The news network, whose launch had been anticipated since Al Jazeera bought an existing channel in January, went live at 3 p.m. ET. on the lineup of four major cable and satellite TV distributors.
Several hours later, Al Jazeera America (AJAM) filed a lawsuit against another pay-TV provider, AT&T, after the telecom giant made an eleventh-hour decision Monday night to drop the channel from its U-Verse service by citing “contractual disputes.” AT&T turned off the channel at 11:59 p.m. ET Monday, marring AJAM’s programming and public relations campaign that had been in the works for months.
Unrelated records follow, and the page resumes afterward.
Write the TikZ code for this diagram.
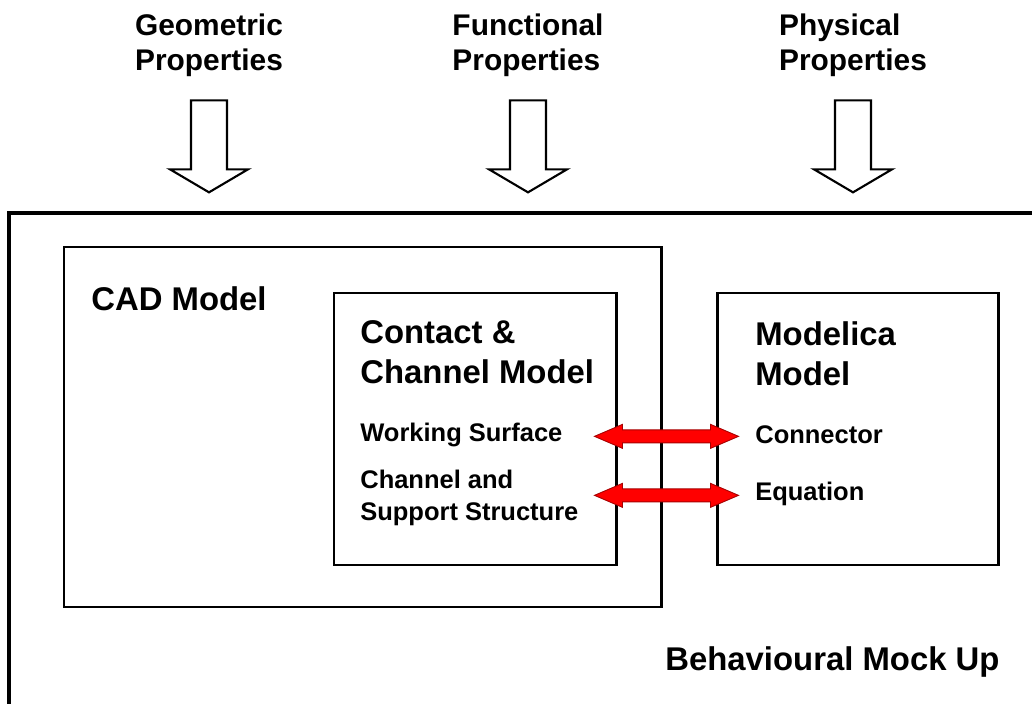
\documentclass[tikz,border=0pt]{standalone}
\usepackage{fontspec}
\setmainfont{Liberation Sans}
\usetikzlibrary{positioning, calc, fit}

\begin{document}
\begin{tikzpicture}[x=0.2mm, y=-0.2mm,
    txt/.style={inner sep=0pt, align=left},
    prop/.style={txt, anchor=north, font=\bfseries\fontsize{17}{19.8}\selectfont},
    head/.style={txt, font=\bfseries\fontsize{18.7}{22.7}\selectfont},
    item/.style={txt, font=\bfseries\fontsize{14.5}{18.1}\selectfont},
    box/.style={draw, line width=1.7pt, inner sep=0pt},
    hollow/.style={draw, fill=white, line width=1.2pt, line join=miter},
    dblarrow/.style={fill=red, draw=red!65!black, line width=0.5pt, to path={
      -- ($(\tikztostart)+(28,-12)$) -- ($(\tikztostart)+(28,-6.5)$)
      -- ($(\tikztotarget)+(-28,-6.5)$) -- ($(\tikztotarget)+(-28,-12)$)
      -- (\tikztotarget)
      -- ($(\tikztotarget)+(-28,12)$) -- ($(\tikztotarget)+(-28,6.5)$)
      -- ($(\tikztostart)+(28,6.5)$) -- ($(\tikztostart)+(28,12)$) -- cycle}}]
    \useasboundingbox (0,0) rectangle (1032,704);

    % inputs on top
    \node[prop] (geo) at (209,14) {Geometric\\Properties};
    \node[prop] (fun) at (528,14) {Functional\\Properties};
    \node[prop] (phy) at (853,14) {Physical\\Properties};
    \foreach \t in {geo,fun,phy}
      \draw[hollow] ($(\t.south)+(-18,23)$) -- ++(36,0) -- ++(0,69) -- ++(21,0)
        -- ++(-39,23) -- ++(-39,-23) -- ++(21,0) -- cycle;

    % mock up frame
    \draw[line width=1.8pt] (1032,213) -- (9,213) -- (9,704);
    \node[head, anchor=base west] (bmu) at (665,670) {Behavioural Mock Up};

    % models
    \node[box, fit={(64,247) (661,607)}] (cad) {};
    \node[box, fit={(334,293) (616,565)}] (contact) {};
    \node[box, fit={(717,293) (998,565)}] (modelica) {};

    \node[head, anchor=base west] (cadt) at (91,310) {CAD Model};
    \node[head, anchor=north west] (cct) at (360,320) {Contact \&\\Channel Model};
    \node[item, anchor=base west] (ws) at (360,441) {Working Surface};
    \node[item, anchor=north west] (css) at (360,470) {Channel and\\Support Structure};

    \node[head, anchor=north west] (mmt) at (755,321) {Modelica\\Model};
    \node[item, anchor=base west] (con) at (755,443) {Connector};
    \node[item, anchor=base west] (eq) at (755,500) {Equation};

    % links between the two models
    \coordinate (wsl) at ($(contact.east |- ws.mid)+(-23,0)$);
    \coordinate (wsr) at ($(modelica.west |- ws.mid)+(23,0)$);
    \coordinate (eql) at ($(contact.east |- eq.mid)+(-23,0)$);
    \coordinate (eqr) at ($(modelica.west |- eq.mid)+(23,0)$);
    \draw[dblarrow] (wsl) to (wsr);
    \draw[dblarrow] (eql) to (eqr);
\end{tikzpicture}
\end{document}
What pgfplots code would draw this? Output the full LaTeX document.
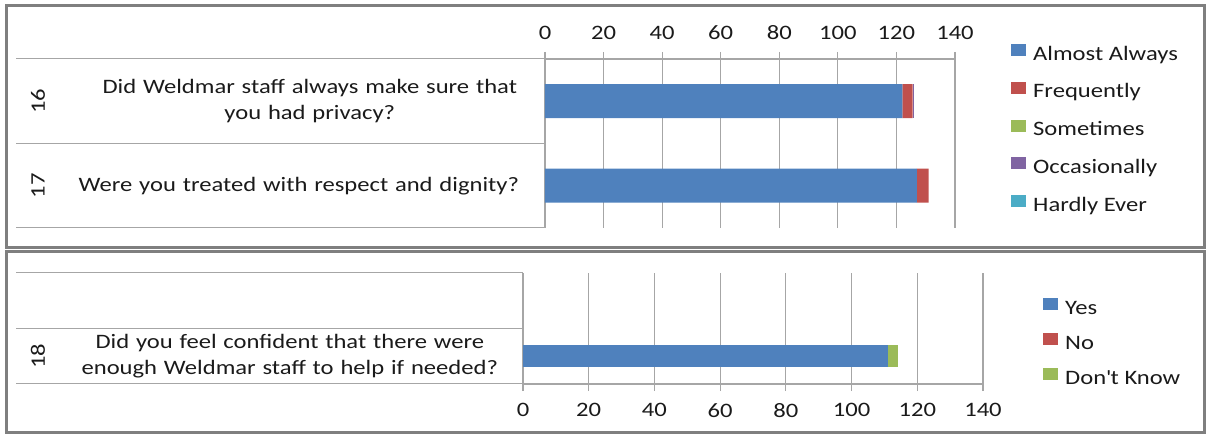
\documentclass[border=0pt]{standalone}
\usepackage{fontspec}
\setmainfont{Carlito}[FakeStretch=1.2]
\usepackage{pgfplots}
\pgfplotsset{compat=1.18}

\definecolor{xlBlue}{HTML}{4F81BD}
\definecolor{xlRed}{HTML}{C0504D}
\definecolor{xlGreen}{HTML}{9BBB59}
\definecolor{xlPurple}{HTML}{8064A2}
\definecolor{xlCyan}{HTML}{4BACC6}
\definecolor{gridCol}{HTML}{A6A6A6}
\definecolor{frameCol}{HTML}{7F7F7F}
\definecolor{txt}{HTML}{1A1A1A}

\tikzset{
  seg/.style={fill=#1, draw=none},
  rule/.style={gridCol, line width=1pt},
}

\pgfplotsset{
  qbar/.style={
    xbar stacked, scale only axis, clip=false,
    xmin=0, xmax=140, xtick={0,20,...,140},
    ymin=-0.5, ymax=1.5,
    xmajorgrids, grid style={gridCol, line width=1.2pt},
    axis y line*=left,
    axis line style={gridCol, line width=1.2pt},
    tick align=outside, major tick length=7pt,
    xtick style={gridCol, line width=1.2pt},
    ytick style={draw=none},
    tick label style={txt},
    xticklabel style={inner sep=0pt},
    yticklabel style={text width=460pt, align=center, inner sep=0pt},
    /pgf/number format/assume math mode=true,
    legend cell align=left,
    legend image code/.code={\path[##1] (0pt,-0.5pt) rectangle (15pt,11.5pt);},
    legend style={draw=none, fill=none, inner sep=0pt, anchor=north west,
      column sep=7pt, text=txt,
      nodes={inner sep=0pt, text height=13pt, text depth=4pt}},
  },
}

\begin{document}
\fontsize{20.5}{26}\selectfont
\begin{tikzpicture}
\useasboundingbox (0pt,0pt) rectangle (1208pt,434pt);
% chart frames
\draw[frameCol, line width=3pt] (6pt,428pt) rectangle (1204pt,186pt);
\draw[frameCol, line width=3pt] (6pt,182pt) rectangle (1204pt,2pt);

% questions 16 and 17: five-point frequency scale
\begin{axis}[qbar,
  at={(545pt,206pt)}, anchor=south west,
  width=410pt, height=169pt,
  axis x line*=top, bar width=34pt,
  ytick={0,1},
  yticklabels={{Were you treated with respect and dignity?},
               {\hspace*{22pt}Did Weldmar staff always make sure that\\\hspace*{22pt}you had privacy?}},
  yticklabel style={xshift=-9pt},
  xticklabel style={yshift=12pt},
  legend style={at={(axis description cs:1.1366,1.0887)}, row sep=17.7pt},
]
\addplot[seg=xlBlue]   coordinates {(127,0) (122,1)};
\addplot[seg=xlRed]    coordinates {(4,0) (3.5,1)};
\addplot[seg=xlGreen]  coordinates {(0,0) (0,1)};
\addplot[seg=xlPurple] coordinates {(0,0) (0.5,1)};
\addplot[seg=xlCyan]   coordinates {(0,0) (0,1)};
\legend{Almost Always, Frequently, Sometimes, Occasionally, Hardly Ever}
% category table rules and question numbers
\draw[rule] (axis cs:0,-0.5) -- ++(-529pt,0pt);
\draw[rule] (axis cs:0,0.5) -- ++(-529pt,0pt);
\draw[rule] (axis cs:0,1.5) -- ++(-529pt,0pt);
\node[rotate=90, txt] at ([xshift=-507pt]axis cs:0,1) {16};
\node[rotate=90, txt] at ([xshift=-507pt]axis cs:0,0) {17};
\end{axis}

% question 18: yes / no scale
\begin{axis}[qbar,
  at={(523pt,50pt)}, anchor=south west,
  width=460pt, height=111pt,
  axis x line*=bottom, bar width=22pt,
  ytick={0},
  yticklabels={{Did you feel confident that there were\\enough Weldmar staff to help if needed?}},
  yticklabel style={xshift=4pt},
  xticklabel style={yshift=-12pt},
  legend style={at={(axis description cs:1.1304,0.7748)}, row sep=15pt},
]
\addplot[seg=xlBlue]  coordinates {(111,0)};
\addplot[seg=xlRed]   coordinates {(0,0)};
\addplot[seg=xlGreen] coordinates {(3,0)};
\legend{Yes, No, Don\textquotesingle t Know}
\draw[rule] (axis cs:0,-0.5) -- ++(-507pt,0pt);
\draw[rule] (axis cs:0,0.5) -- ++(-507pt,0pt);
\draw[rule] (axis cs:0,1.5) -- ++(-507pt,0pt);
\node[rotate=90, txt] at ([xshift=-485pt]axis cs:0,0) {18};
\end{axis}
\end{tikzpicture}
\end{document}
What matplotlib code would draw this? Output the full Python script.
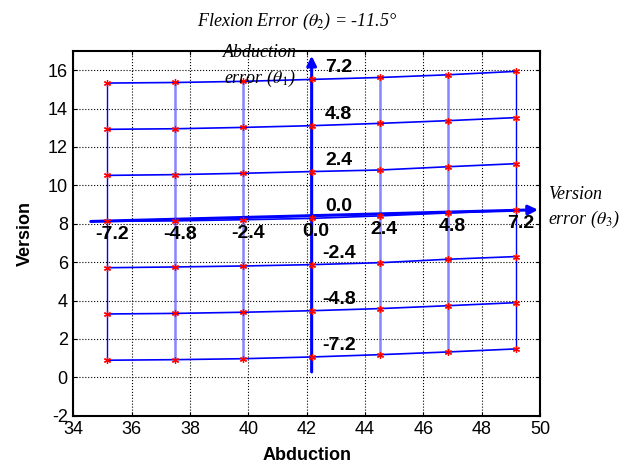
import numpy as np
import matplotlib
matplotlib.use("Agg")
import matplotlib.pyplot as plt

plt.rcParams["axes.unicode_minus"] = False
plt.rcParams["mathtext.fontset"] = "stix"

# grid of errors (deg) used for both theta1 (rows) and theta3 (columns)
errors = [-7.2, -4.8, -2.4, 0.0, 2.4, 4.8, 7.2]
error_labels = ["-7.2", "-4.8", "-2.4", "0.0", "2.4", "4.8", "7.2"]

# abduction value of each column (version error -7.2 ... 7.2)
abduction = [35.17, 37.50, 39.83, 42.17, 44.50, 46.83, 49.17]

# version values, one row per abduction error (-7.2 ... 7.2)
version_m72 = [0.89, 0.92, 0.97, 1.06, 1.18, 1.32, 1.48]
version_m48 = [3.30, 3.33, 3.39, 3.47, 3.58, 3.73, 3.89]
version_m24 = [5.71, 5.75, 5.80, 5.87, 5.97, 6.15, 6.29]
version_00 = [8.13, 8.15, 8.21, 8.28, 8.41, 8.56, 8.70]
version_p24 = [10.52, 10.56, 10.63, 10.72, 10.80, 10.97, 11.13]
version_p48 = [12.92, 12.95, 13.02, 13.11, 13.23, 13.37, 13.53]
version_p72 = [15.33, 15.36, 15.42, 15.52, 15.62, 15.76, 15.94]

rows = [version_m72, version_m48, version_m24, version_00,
        version_p24, version_p48, version_p72]
V = np.array(rows)
A = np.array(abduction)

fig = plt.figure(figsize=(6.42, 4.71), dpi=100)
ax = fig.add_axes([0.1142, 0.1174, 0.7270, 0.7743])

# vertical lines (constant version error)
for j, x in enumerate(A):
    if j == 3:
        continue
    if j in (0, 6):
        ax.plot([x, x], [V[0, j], V[-1, j]], color="blue", lw=1.0, zorder=2)
    else:
        ax.plot([x, x], [V[0, j], V[-1, j]], color="#5c5cff", lw=1.8,
                alpha=0.75, zorder=2)

# horizontal lines (constant abduction error)
for i in range(len(rows)):
    ax.plot(A, V[i], color="blue", lw=1.2, zorder=3)

# axis arrows through the zero row / column
ax.annotate("", xy=(A[3], V[-1, 3] + 1.23), xytext=(A[3], V[0, 3] - 0.78),
            arrowprops=dict(arrowstyle="-|>", color="blue", lw=2.2,
                            mutation_scale=14, shrinkA=0, shrinkB=0), zorder=4)
ax.annotate("", xy=(A[-1] + 0.76, V[3, -1] + 0.03), xytext=(A[0] - 0.57, V[3, 0] - 0.01),
            arrowprops=dict(arrowstyle="-|>", color="blue", lw=2.2,
                            mutation_scale=14, shrinkA=0, shrinkB=0), zorder=4)

# data points
for i in range(len(rows)):
    ax.plot(A, V[i], ls="none", marker=(6, 2, 0), color="red",
            markersize=5, mew=0.9, zorder=5)

bold = dict(fontsize=14, fontweight="bold", family="Liberation Sans")
for j, lab in enumerate(error_labels):
    ax.text(A[j] + 0.15, V[3, j] - 0.7, lab, ha="center", va="center", zorder=6, **bold)
for i, lab in enumerate(error_labels):
    ax.text(A[3] + 0.93, V[i, 3] + 0.6, lab, ha="center", va="center", zorder=6, **bold)

serif = dict(family="Liberation Serif", style="italic", fontsize=13)
ax.text(40.4, 16.2, "Abduction\nerror ($\\theta_1$)", ha="center", va="center",
        linespacing=1.5, zorder=7, **serif)
ax.text(50.27, 8.82, "Version\nerror ($\\theta_3$)", ha="left", va="center",
        linespacing=1.45, clip_on=False, zorder=7, **serif)

ax.set_title("Flexion Error ($\\theta_2$) = -11.5°", x=0.48, pad=18, **serif)

ax.set_xlim(34, 50)
ax.set_ylim(-2, 17)
ax.set_xticks(np.arange(34, 51, 2))
ax.set_yticks(np.arange(-2, 17, 2))
ax.grid(True, ls=":", color="black", lw=0.8)
ax.tick_params(direction="in", top=True, right=True, labelsize=13, length=3, pad=4)
for t in ax.get_xticklabels() + ax.get_yticklabels():
    t.set_family("Liberation Sans")
for s in ax.spines.values():
    s.set_linewidth(1.5)

ax.set_xlabel("Abduction", fontsize=13, fontweight="bold", family="Liberation Sans", labelpad=6)
ax.set_ylabel("Version", fontsize=13, fontweight="bold", family="Liberation Sans", labelpad=10)

fig.savefig("out.png", dpi=100)
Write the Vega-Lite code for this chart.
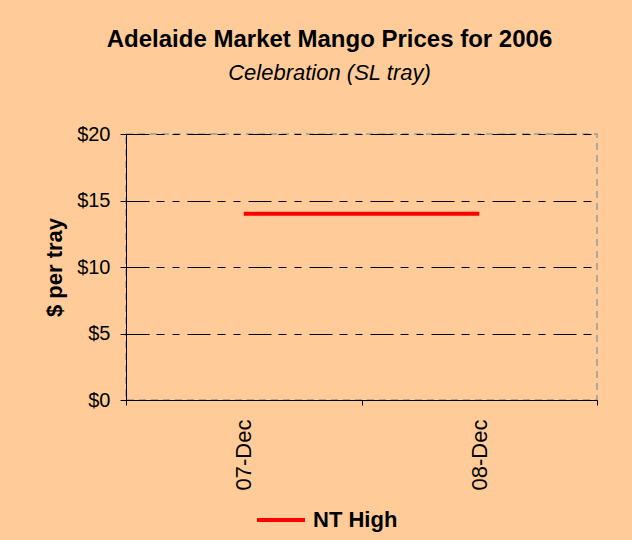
{
  "$schema": "https://vega.github.io/schema/vega-lite/v6.json",
  "autosize": {"type": "none"},
  "width": 471,
  "height": 266,
  "padding": {"left": 126, "top": 134, "right": 35, "bottom": 140},
  "background": "#FFCC99",
  "title": {
    "text": "Adelaide Market Mango Prices for 2006",
    "subtitle": "Celebration (SL tray)",
    "anchor": "middle",
    "frame": "group",
    "dx": -32,
    "offset": 40,
    "font": "Liberation Sans",
    "fontSize": 24,
    "fontWeight": "bold",
    "color": "#000000",
    "subtitleFont": "Liberation Sans",
    "subtitleFontSize": 22,
    "subtitleFontStyle": "italic",
    "subtitleFontWeight": "normal",
    "subtitleColor": "#000000",
    "subtitlePadding": 11
  },
  "config": {
    "view": {"stroke": "#999999", "strokeWidth": 1.5, "strokeDash": [7, 5], "fill": "#FFCC99"},
    "axis": {
      "labelFont": "Liberation Sans",
      "titleFont": "Liberation Sans",
      "labelColor": "#000000",
      "titleColor": "#000000",
      "domainColor": "#000000",
      "tickColor": "#000000",
      "domainWidth": 1,
      "tickWidth": 1
    },
    "legend": {"labelFont": "Liberation Sans"}
  },
  "data": {
    "values": [
      {"date": "07-Dec", "series": "NT High", "price": 14.0},
      {"date": "08-Dec", "series": "NT High", "price": 14.0}
    ]
  },
  "mark": {"type": "line", "strokeWidth": 4, "strokeCap": "butt"},
  "encoding": {
    "x": {
      "field": "date",
      "type": "ordinal",
      "sort": ["07-Dec", "08-Dec"],
      "bandPosition": 0.5,
      "scale": {"type": "band", "paddingInner": 0, "paddingOuter": 0},
      "axis": {
        "title": null,
        "labelAngle": -90,
        "labelFontSize": 22,
        "labelPadding": 14,
        "tickSize": 5,
        "tickBand": "extent",
        "grid": false
      }
    },
    "y": {
      "field": "price",
      "type": "quantitative",
      "scale": {"domain": [0, 20], "nice": false},
      "axis": {
        "title": "$ per tray",
        "titleFontSize": 22,
        "titleFontWeight": "bold",
        "titlePadding": 10,
        "values": [0, 5, 10, 15, 20],
        "format": "$.0f",
        "labelFontSize": 20,
        "labelPadding": 10,
        "tickSize": 6,
        "grid": true,
        "gridColor": "#000000",
        "gridWidth": 1,
        "gridDash": [23, 7, 8, 8, 7, 8]
      }
    },
    "color": {
      "field": "series",
      "type": "nominal",
      "scale": {"range": ["#FF0000"]},
      "legend": {
        "title": null,
        "orient": "none",
        "legendX": 129,
        "legendY": 360,
        "padding": 0,
        "symbolType": "stroke",
        "symbolSize": 2304,
        "symbolStrokeWidth": 4,
        "labelFontSize": 22,
        "labelFontWeight": "bold",
        "labelColor": "#000000",
        "labelOffset": 6
      }
    }
  }
}
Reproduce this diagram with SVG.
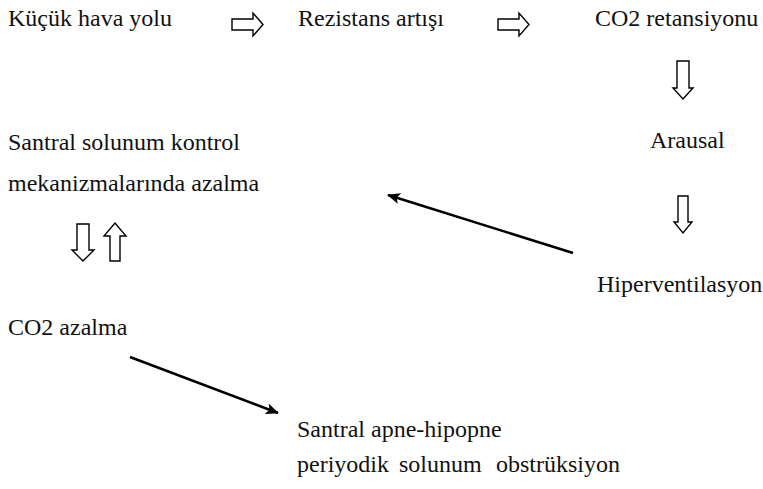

“Unfortunately, AT&T’s decision to unilaterally delete Al Jazeera America presented us with circumstances that were untenable — an affiliate that has willfully and knowingly breached its contractual obligations,” AJAM said in a statement issued Tuesday night. “Al Jazeera America’s strong hope is to resolve this matter quickly.”
AT&T, which has about 5 million U-Verse customers, didn’t provide details of their dispute, but said it “could not reach an agreement with the owner (Al Jazeera) that we believed provided value for our customers and our business.”
In January, Al Jazeera paid $500 million to buy Current TV, a struggling cable channel founded by Al Gore. And it soon began winding down the network to install its own U.S. news programming that it hoped would be continuously carried by Current TV’s cable-satellite distributors. Al Jazeera English, its global news operation for non-Arabic speaking countries, had limited distribution in the U.S. and was replaced here by AJAM.
Time Warner Cable dropped Current TV soon after the acquisition was completed, citing the channel’s low ratings. The two are discussing a new contract.
AT&T said its decision wasn’t hastily made and it notified customers through newspaper ads in July that it may stop carrying the Current TV-AJAM channel.
AJAM remains on Comcast, Verizon FiOS, DirecTV and Dish Network, with access to about 43 million households.
But the number of viewers who tuned into AJAM’s launch is likely to be significantly lower. Alana Johnson, a Nielsen spokeswoman, said the viewer-measurement company didn’t have viewership data available on Tuesday as it needs at least a day to process them.
AJAM kicked off programming Tuesday with an hour-long, taped introduction, anchored by Antonio Mora and Richelle Carey, that repeated what it has been saying for months – that it plans to focus on hard news and “real stories about real people” with reporters on the field and documentaries.